While traveling in Italy in 1924, Walter met and fell in love with the Latvian revolutionary Asja Lacis. It was in Italy that he started developing his interest in Marxist and communist thought, moving away from his youth movement anarchism and German idealism. While he didn’t join the Communist Party, he and Lacis traveled to Moscow to live and study for several months.
In the 1930s, Benjamin developed his work on several topics. He wrote about language theory, contemporary authors, translation, modern liberalism, Goethe’s novels, even children’s books. His major essays question how modern technology and the modernizing state affects everyday life and cultural practice. He also frequently engaged left-wing theories of art and culture, becoming a staunch critic of fascism.
Even after Scholem moved to Jerusalem to teach at Hebrew University, Benjamin kept up their robust intellectual correspondence. The two were at odds about the importance of religious and spiritual belief and spent much time pitting rationality against spiritual faith. Benjamin always maintained that his interest in kabbalistic texts and the history of Judaism was purely academic and not religious.
The Arcades Project
In 1927, after he had moved to Paris, Benjamin wrote a very short article entitled “Arcades” with his friend Franz Hessel which was to become the project that Benjamin pursued until his death. What was eventually published as The Arcades Project was inspired by the architectural structure of the Parisian “arcades,” pedestrian passages through buildings that were lined with small businesses. Over a period of 13 years, he compiled sundry lists and observations about the streets, department stores, panoramas, exhibitions, light fixtures, fashions and the particular social milieu of prostitutes, gamblers and shoppers who frequented the arcades.
In 1934, when the Institute for Social Thought (the Frankfurt School) began paying Benjamin for his research and writing, he started to address political and economic aspects of the arcades, focusing on issues of urban renewal, technological innovation, and economic injustice that he witnessed. Published in English only in 1999, The Arcades Project was a 925-page compendium of his loosely organized musings.
Of all of his other works, his essay “The Work of Art in the Age of Mechanical Reproduction” (1936) was the most influential. Published in the Institute of Social Research’s journal of critical theory, it addressed how the practice of copying art images changes both the value of the image and its reception by the viewer. Benjamin’s writing was also critical of the Third Reich’s use of reproduced images to promote obedience to the fascist regime.
Untimely End
Because of his anti-fascist advocacy, the Gestapo requested Benjamin’s expatriation from Paris in February 1939. When France declared war on Germany, all Germans living in France were interned in camps. Benjamin was sent to the village of Nevers in Burgundy, but was released due to interventions by his friends. He continued to work, but in June 1940 he was forced to flee Paris and left his manuscript of The Arcades Project in the care of then-librarian Georges Bataille at the French National Library.

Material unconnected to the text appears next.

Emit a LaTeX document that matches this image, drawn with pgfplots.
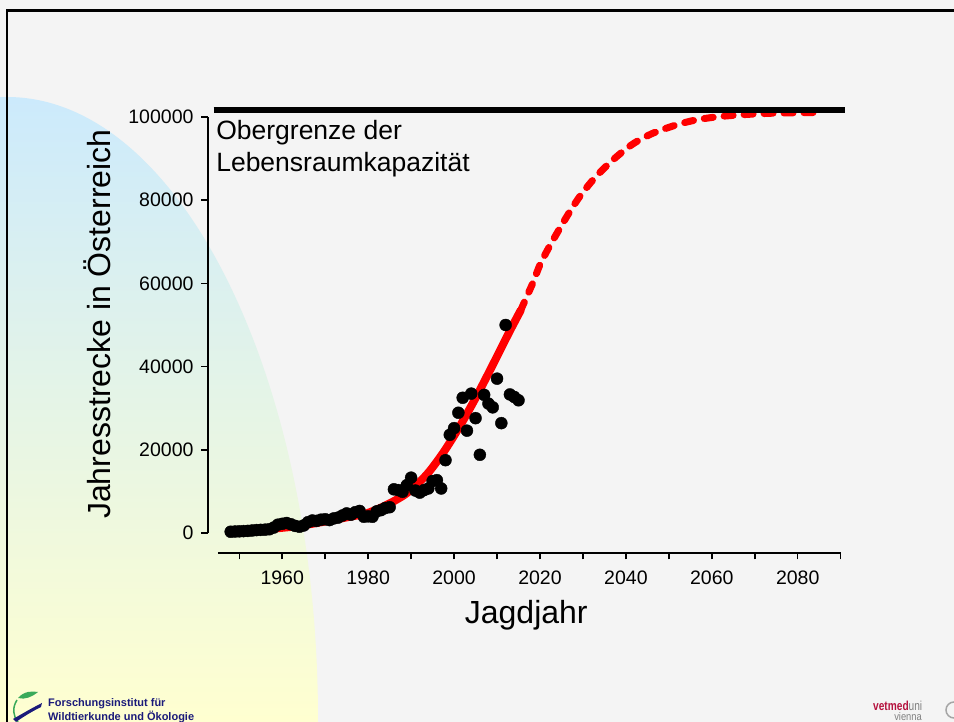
\documentclass[border=0pt]{standalone}
\usepackage{pgfplots}
\pgfplotsset{compat=1.18}
\usepackage{fontspec}
\setmainfont{Liberation Sans}
\definecolor{bg}{HTML}{F4F4F4}
\definecolor{topblue}{HTML}{CCEAFC}
\definecolor{botyellow}{HTML}{FFFFD0}
\definecolor{navy}{HTML}{1B1B7A}
\definecolor{vetred}{HTML}{B5123E}
\definecolor{leafgreen}{HTML}{3AAA5A}
\pgfplotstableread{
year value
1948 300
1949 350
1950 400
1951 450
1952 500
1953 600
1954 700
1955 750
1956 800
1957 900
1958 1300
1959 2000
1960 2200
1961 2400
1962 2100
1963 1700
1964 1500
1965 1800
1966 2600
1967 3000
1968 2900
1969 3200
1970 3300
1971 3100
1972 3500
1973 3700
1974 4200
1975 4700
1976 4400
1977 5000
1978 5300
1979 3900
1980 4000
1981 3900
1982 5200
1983 5500
1984 6000
1985 6200
1986 10500
1987 10300
1988 9900
1989 11500
1990 13300
1991 10200
1992 9700
1993 10300
1994 10700
1995 12500
1996 12700
1997 10700
1998 17500
1999 23600
2000 25200
2001 28900
2002 32500
2003 24600
2004 33500
2005 27600
2006 18800
2007 33200
2008 31100
2009 30200
2010 37100
2011 26400
2012 50000
2013 33300
2014 32700
2015 31900
}\strecke
\pgfplotstableread{
year value
1948 300
1952 550
1956.3 900
1960 1250
1964 1700
1968 2400
1971.8 3100
1975.7 3900
1979.6 4700
1984.2 6700
1988.9 9500
1993.5 13900
1997.4 19200
2001.3 25600
2005.2 32800
2009 40400
2012.9 48400
2015.5 53500
}\modelfit
\pgfplotstableread{
year value
2015.5 53500
2017 57000
2018.5 60500
2020 64500
2022 68500
2024.2 72500
2026.5 76500
2029.2 80800
2032.7 85300
2037 89700
2041.6 93500
2046.3 96100
2051.8 98100
2056.4 99300
2061.8 100100
2068 100600
2074 100900
2080 101000
2086 101100
}\prognose
\begin{document}
\begin{tikzpicture}[x=1pt,y=1pt]
\useasboundingbox (0,0) rectangle (954,722);
\fill[bg] (0,0) rectangle (954,722);
\begin{scope}
\clip (0,0) rectangle (954,722);
\clip (7,2) ellipse [x radius=311, y radius=623];
\shade[top color=topblue, bottom color=botyellow] (0,0) rectangle (330,625);
\end{scope}
\draw[line width=2.5pt] (7,-5) -- (7,711.7) -- (960,711.7);
% logos
\fill[leafgreen] (18,24) .. controls (24,31) and (32,31) .. (38,30) .. controls (32,25) and (25,22) .. cycle;
\draw[leafgreen, line width=1.5pt] (17,22) .. controls (12,14) and (13,6) .. (18,0);
\fill[navy] (13,3) .. controls (22,8) and (30,13) .. (42,19) -- (41,15) .. controls (31,10) and (23,5) .. (16,0) -- cycle;
\node[anchor=base west, inner sep=0, text=navy, font=\bfseries\fontsize{11}{13}\selectfont] at (48,15) {Forschungsinstitut für};
\node[anchor=base west, inner sep=0, text=navy, font=\bfseries\fontsize{11}{13}\selectfont] at (48,1.5) {Wildtierkunde und Ökologie};
\node[anchor=base west, inner sep=0, font=\fontsize{13}{13}\selectfont] at (873,11.3) {\scalebox{0.78}[1]{\textcolor{vetred}{\bfseries vetmed}\textcolor{gray}{uni}}};
\node[anchor=base east, inner sep=0, text=gray, font=\fontsize{11}{11}\selectfont] at (922,1.5) {\scalebox{0.85}[1]{vienna}};
\draw[gray!70, line width=1.5pt] (954,12) circle (8);
\begin{axis}[
  at={(207.5pt,169.2pt)}, anchor=south west,
  scale only axis, width=637.5pt, height=448.3pt,
  xmin=1942.6, xmax=2091, ymin=-4760, ymax=103000,
  clip=false,
  axis lines*=left,
  axis line style={draw=none},
  tick align=outside,
  xtick={1960,1980,2000,2020,2040,2060,2080},
  xticklabels={1960,1980,2000,2020,2040,2060,2080},
  minor xtick={1950,1970,1990,2010,2030,2050,2070,2090},
  ytick={0,20000,40000,60000,80000,100000},
  yticklabels={0,20000,40000,60000,80000,100000},
  major tick length=6.5pt, minor tick length=6.5pt,
  tick style={line width=1.5pt, black},
  scaled y ticks=false, scaled x ticks=false,
  tick label style={font=\fontsize{19.5}{20}\selectfont},
  xticklabel style={yshift=-8pt},
  yticklabel style={xshift=-4pt},
  xlabel={Jagdjahr}, ylabel={Jahresstrecke in Österreich},
  label style={font=\fontsize{32}{36}\selectfont},
  xlabel style={at={(axis description cs:0.5,-0.139)}, anchor=center},
  ylabel style={at={(axis description cs:-0.1733,0.51)}, anchor=center},
]
\draw[line width=2pt] (axis cs:1942.6,0) -- (axis cs:1942.6,100000);
\draw[line width=2pt] (axis cs:1945,-4760) -- (axis cs:2090,-4760);
\addplot[only marks, mark=*, mark size=6pt, black] table[x=year, y=value] {\strecke};
\addplot[red, line width=8pt, smooth, line cap=round] table[x=year, y=value] {\modelfit};
\addplot[red, line width=7pt, smooth, line cap=round, dash pattern=on 9pt off 11pt] table[x=year, y=value] {\prognose};
\addplot[black, line width=6pt] coordinates {(1944,101700) (2091,101700)};
\node[anchor=base west, inner sep=0, font=\fontsize{26.5}{30}\selectfont] at (axis cs:1944.6,94500) {Obergrenze der};
\node[anchor=base west, inner sep=0, font=\fontsize{26.5}{30}\selectfont] at (axis cs:1944.6,87000) {Lebensraumkapazität};
\end{axis}
\end{tikzpicture}
\end{document}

Just before Benjamin left Paris, Scholem urged him to come to Palestine, but Benjamin believed that he would only be secure in the United States. He then attempted to travel through neutral Spain by crossing the Pyrenees on foot. On the night of September 26, 1940, he was falsely alarmed when he was stopped by General Franco’s border guards and must have assumed he was going to be captured again. He was later found dead (probably from suicide) in his hotel room, unaware that he was not under suspicion and could have escaped to freedom.
Continued Influence
As the Frankfurt School theorists established their intellectual presence in the US after the war, Benjamin’s writings continued to have a profound influence on social thought and cultural criticism.
His tragically short life also became the subject of Jay Parini’s novel Benjamin’s Crossing. Charles Bernstein and Brian Ferneyhough wrote the opera “Shadowtime” based on Benjamin’s life, and Susan Sontag used his character as inspiration for her story, “Under the Sign of Saturn”. His lengthy and highly erudite correspondence with Scholem was published in The Correspondence of Walter Benjamin and Gershom Scholem, 1932-1940.